===== Source material

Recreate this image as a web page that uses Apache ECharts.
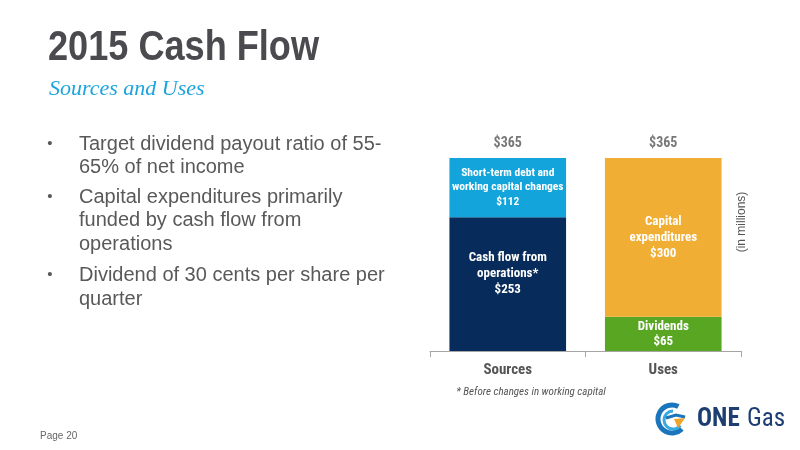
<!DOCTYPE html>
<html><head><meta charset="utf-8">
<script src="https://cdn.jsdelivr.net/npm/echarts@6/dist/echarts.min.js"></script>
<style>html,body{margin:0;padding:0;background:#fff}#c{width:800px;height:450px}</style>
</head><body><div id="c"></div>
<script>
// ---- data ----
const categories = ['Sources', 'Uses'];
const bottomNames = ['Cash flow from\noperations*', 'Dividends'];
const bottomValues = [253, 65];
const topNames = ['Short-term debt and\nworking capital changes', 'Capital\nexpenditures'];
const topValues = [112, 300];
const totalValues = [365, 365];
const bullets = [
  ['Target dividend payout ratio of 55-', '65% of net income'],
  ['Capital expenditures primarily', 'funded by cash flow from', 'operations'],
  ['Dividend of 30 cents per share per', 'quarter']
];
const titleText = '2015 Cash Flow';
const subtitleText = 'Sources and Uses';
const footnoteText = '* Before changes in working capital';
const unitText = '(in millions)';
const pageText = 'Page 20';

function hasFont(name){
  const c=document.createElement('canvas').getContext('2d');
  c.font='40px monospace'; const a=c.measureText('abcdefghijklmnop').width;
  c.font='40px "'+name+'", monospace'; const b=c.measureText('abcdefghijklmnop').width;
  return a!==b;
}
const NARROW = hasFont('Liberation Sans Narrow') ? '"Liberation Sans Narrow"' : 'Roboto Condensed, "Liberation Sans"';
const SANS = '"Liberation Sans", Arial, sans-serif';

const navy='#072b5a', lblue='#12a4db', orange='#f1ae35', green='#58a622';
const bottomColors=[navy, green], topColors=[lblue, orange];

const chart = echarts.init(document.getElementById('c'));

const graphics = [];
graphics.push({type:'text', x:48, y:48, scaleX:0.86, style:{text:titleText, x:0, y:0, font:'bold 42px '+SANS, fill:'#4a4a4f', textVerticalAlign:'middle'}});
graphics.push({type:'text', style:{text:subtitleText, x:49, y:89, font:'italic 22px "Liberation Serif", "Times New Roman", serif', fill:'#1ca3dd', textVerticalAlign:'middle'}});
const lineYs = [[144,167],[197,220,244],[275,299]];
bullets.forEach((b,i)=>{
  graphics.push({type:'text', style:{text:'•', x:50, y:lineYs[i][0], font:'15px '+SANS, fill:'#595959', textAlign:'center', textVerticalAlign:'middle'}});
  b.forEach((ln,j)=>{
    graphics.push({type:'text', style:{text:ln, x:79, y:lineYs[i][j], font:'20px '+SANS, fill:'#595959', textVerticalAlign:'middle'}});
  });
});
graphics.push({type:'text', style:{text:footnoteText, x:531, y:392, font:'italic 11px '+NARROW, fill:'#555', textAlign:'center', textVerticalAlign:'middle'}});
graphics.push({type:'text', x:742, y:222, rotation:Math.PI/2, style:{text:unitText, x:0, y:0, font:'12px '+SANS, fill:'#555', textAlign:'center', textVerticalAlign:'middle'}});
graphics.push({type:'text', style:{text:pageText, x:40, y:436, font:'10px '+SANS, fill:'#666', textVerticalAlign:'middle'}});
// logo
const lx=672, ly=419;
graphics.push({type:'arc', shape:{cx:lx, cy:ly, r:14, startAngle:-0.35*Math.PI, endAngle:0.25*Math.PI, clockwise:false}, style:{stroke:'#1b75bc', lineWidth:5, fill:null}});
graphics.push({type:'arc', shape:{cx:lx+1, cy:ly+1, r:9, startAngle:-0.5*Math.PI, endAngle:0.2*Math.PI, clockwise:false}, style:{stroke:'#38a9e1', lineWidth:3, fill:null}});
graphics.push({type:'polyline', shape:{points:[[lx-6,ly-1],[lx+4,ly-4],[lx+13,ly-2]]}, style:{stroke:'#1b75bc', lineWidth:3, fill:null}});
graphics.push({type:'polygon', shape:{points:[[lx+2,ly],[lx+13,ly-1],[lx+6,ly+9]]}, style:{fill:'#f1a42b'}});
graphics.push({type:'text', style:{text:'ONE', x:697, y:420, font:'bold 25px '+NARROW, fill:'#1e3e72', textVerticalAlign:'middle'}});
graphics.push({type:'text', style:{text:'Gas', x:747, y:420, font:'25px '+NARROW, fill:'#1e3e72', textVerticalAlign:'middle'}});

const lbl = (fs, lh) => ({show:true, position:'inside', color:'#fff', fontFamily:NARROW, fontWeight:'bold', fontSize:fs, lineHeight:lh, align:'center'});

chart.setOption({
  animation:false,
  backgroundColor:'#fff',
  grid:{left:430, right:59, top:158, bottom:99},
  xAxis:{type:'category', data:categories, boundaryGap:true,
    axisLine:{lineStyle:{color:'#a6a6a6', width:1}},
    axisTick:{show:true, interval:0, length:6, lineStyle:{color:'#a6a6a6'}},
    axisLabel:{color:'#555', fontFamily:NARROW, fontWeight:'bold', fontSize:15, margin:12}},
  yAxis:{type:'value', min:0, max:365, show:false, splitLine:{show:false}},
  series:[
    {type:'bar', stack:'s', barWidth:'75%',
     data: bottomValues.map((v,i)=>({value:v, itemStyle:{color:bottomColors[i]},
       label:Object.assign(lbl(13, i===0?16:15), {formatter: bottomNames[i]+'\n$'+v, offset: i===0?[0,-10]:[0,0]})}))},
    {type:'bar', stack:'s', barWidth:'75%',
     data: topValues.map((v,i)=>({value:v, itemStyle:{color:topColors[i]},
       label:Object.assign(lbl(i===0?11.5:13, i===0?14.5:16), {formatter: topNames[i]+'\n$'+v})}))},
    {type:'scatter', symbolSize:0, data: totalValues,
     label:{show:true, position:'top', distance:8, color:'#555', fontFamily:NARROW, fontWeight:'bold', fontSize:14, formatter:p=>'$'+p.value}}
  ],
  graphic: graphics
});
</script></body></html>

==========

» Stated goal: Copy out all the data without changing anything, and drop the pictures.

» Result of the exercise:
Recreate this image as a web page that uses Apache ECharts.
<!DOCTYPE html>
<html><head><meta charset="utf-8">
<script src="https://cdn.jsdelivr.net/npm/echarts@6/dist/echarts.min.js"></script>
<style>html,body{margin:0;padding:0;background:#fff}#c{width:800px;height:450px}</style>
</head><body><div id="c"></div>
<script>
// ---- data ----
const categories = ['Sources', 'Uses'];
const bottomNames = ['Cash flow from\noperations*', 'Dividends'];
const bottomValues = [253, 65];
const topNames = ['Short-term debt and\nworking capital changes', 'Capital\nexpenditures'];
const topValues = [112, 300];
const totalValues = [365, 365];
const bullets = [
  ['Target dividend payout ratio of 55-', '65% of net income'],
  ['Capital expenditures primarily', 'funded by cash flow from', 'operations'],
  ['Dividend of 30 cents per share per', 'quarter']
];
const titleText = '2015 Cash Flow';
const subtitleText = 'Sources and Uses';
const footnoteText = '* Before changes in working capital';
const unitText = '(in millions)';
const pageText = 'Page 20';

function hasFont(name){
  const c=document.createElement('canvas').getContext('2d');
  c.font='40px monospace'; const a=c.measureText('abcdefghijklmnop').width;
  c.font='40px "'+name+'", monospace'; const b=c.measureText('abcdefghijklmnop').width;
  return a!==b;
}
const NARROW = hasFont('Liberation Sans Narrow') ? '"Liberation Sans Narrow"' : 'Roboto Condensed, "Liberation Sans"';
const SANS = '"Liberation Sans", Arial, sans-serif';

const navy='#072b5a', lblue='#12a4db', orange='#f1ae35', green='#58a622';
const bottomColors=[navy, green], topColors=[lblue, orange];

const chart = echarts.init(document.getElementById('c'));

const graphics = [];
graphics.push({type:'text', x:48, y:48, scaleX:0.86, style:{text:titleText, x:0, y:0, font:'bold 42px '+SANS, fill:'#4a4a4f', textVerticalAlign:'middle'}});
graphics.push({type:'text', style:{text:subtitleText, x:49, y:89, font:'italic 22px "Liberation Serif", "Times New Roman", serif', fill:'#1ca3dd', textVerticalAlign:'middle'}});
const lineYs = [[144,167],[197,220,244],[275,299]];
bullets.forEach((b,i)=>{
  graphics.push({type:'text', style:{text:'•', x:50, y:lineYs[i][0], font:'15px '+SANS, fill:'#595959', textAlign:'center', textVerticalAlign:'middle'}});
  b.forEach((ln,j)=>{
    graphics.push({type:'text', style:{text:ln, x:79, y:lineYs[i][j], font:'20px '+SANS, fill:'#595959', textVerticalAlign:'middle'}});
  });
});
graphics.push({type:'text', style:{text:footnoteText, x:531, y:392, font:'italic 11px '+NARROW, fill:'#555', textAlign:'center', textVerticalAlign:'middle'}});
graphics.push({type:'text', x:742, y:222, rotation:Math.PI/2, style:{text:unitText, x:0, y:0, font:'12px '+SANS, fill:'#555', textAlign:'center', textVerticalAlign:'middle'}});
graphics.push({type:'text', style:{text:pageText, x:40, y:436, font:'10px '+SANS, fill:'#666', textVerticalAlign:'middle'}});
// logo
const lx=672, ly=419;
graphics.push({type:'arc', shape:{cx:lx, cy:ly, r:14, startAngle:-0.35*Math.PI, endAngle:0.25*Math.PI, clockwise:false}, style:{stroke:'#1b75bc', lineWidth:5, fill:null}});
graphics.push({type:'arc', shape:{cx:lx+1, cy:ly+1, r:9, startAngle:-0.5*Math.PI, endAngle:0.2*Math.PI, clockwise:false}, style:{stroke:'#38a9e1', lineWidth:3, fill:null}});
graphics.push({type:'polyline', shape:{points:[[lx-6,ly-1],[lx+4,ly-4],[lx+13,ly-2]]}, style:{stroke:'#1b75bc', lineWidth:3, fill:null}});
graphics.push({type:'polygon', shape:{points:[[lx+2,ly],[lx+13,ly-1],[lx+6,ly+9]]}, style:{fill:'#f1a42b'}});
graphics.push({type:'text', style:{text:'ONE', x:697, y:420, font:'bold 25px '+NARROW, fill:'#1e3e72', textVerticalAlign:'middle'}});
graphics.push({type:'text', style:{text:'Gas', x:747, y:420, font:'25px '+NARROW, fill:'#1e3e72', textVerticalAlign:'middle'}});

const lbl = (fs, lh) => ({show:true, position:'inside', color:'#fff', fontFamily:NARROW, fontWeight:'bold', fontSize:fs, lineHeight:lh, align:'center'});

chart.setOption({
  animation:false,
  backgroundColor:'#fff',
  grid:{left:430, right:59, top:158, bottom:99},
  xAxis:{type:'category', data:categories, boundaryGap:true,
    axisLine:{lineStyle:{color:'#a6a6a6', width:1}},
    axisTick:{show:true, interval:0, length:6, lineStyle:{color:'#a6a6a6'}},
    axisLabel:{color:'#555', fontFamily:NARROW, fontWeight:'bold', fontSize:15, margin:12}},
  yAxis:{type:'value', min:0, max:365, show:false, splitLine:{show:false}},
  series:[
    {type:'bar', stack:'s', barWidth:'75%',
     data: bottomValues.map((v,i)=>({value:v, itemStyle:{color:bottomColors[i]},
       label:Object.assign(lbl(13, i===0?16:15), {formatter: bottomNames[i]+'\n$'+v, offset: i===0?[0,-10]:[0,0]})}))},
    {type:'bar', stack:'s', barWidth:'75%',
     data: topValues.map((v,i)=>({value:v, itemStyle:{color:topColors[i]},
       label:Object.assign(lbl(i===0?11.5:13, i===0?14.5:16), {formatter: topNames[i]+'\n$'+v})}))},
    {type:'scatter', symbolSize:0, data: totalValues,
     label:{show:true, position:'top', distance:8, color:'#555', fontFamily:NARROW, fontWeight:'bold', fontSize:14, formatter:p=>'$'+p.value}}
  ],
  graphic: graphics
});
</script></body></html>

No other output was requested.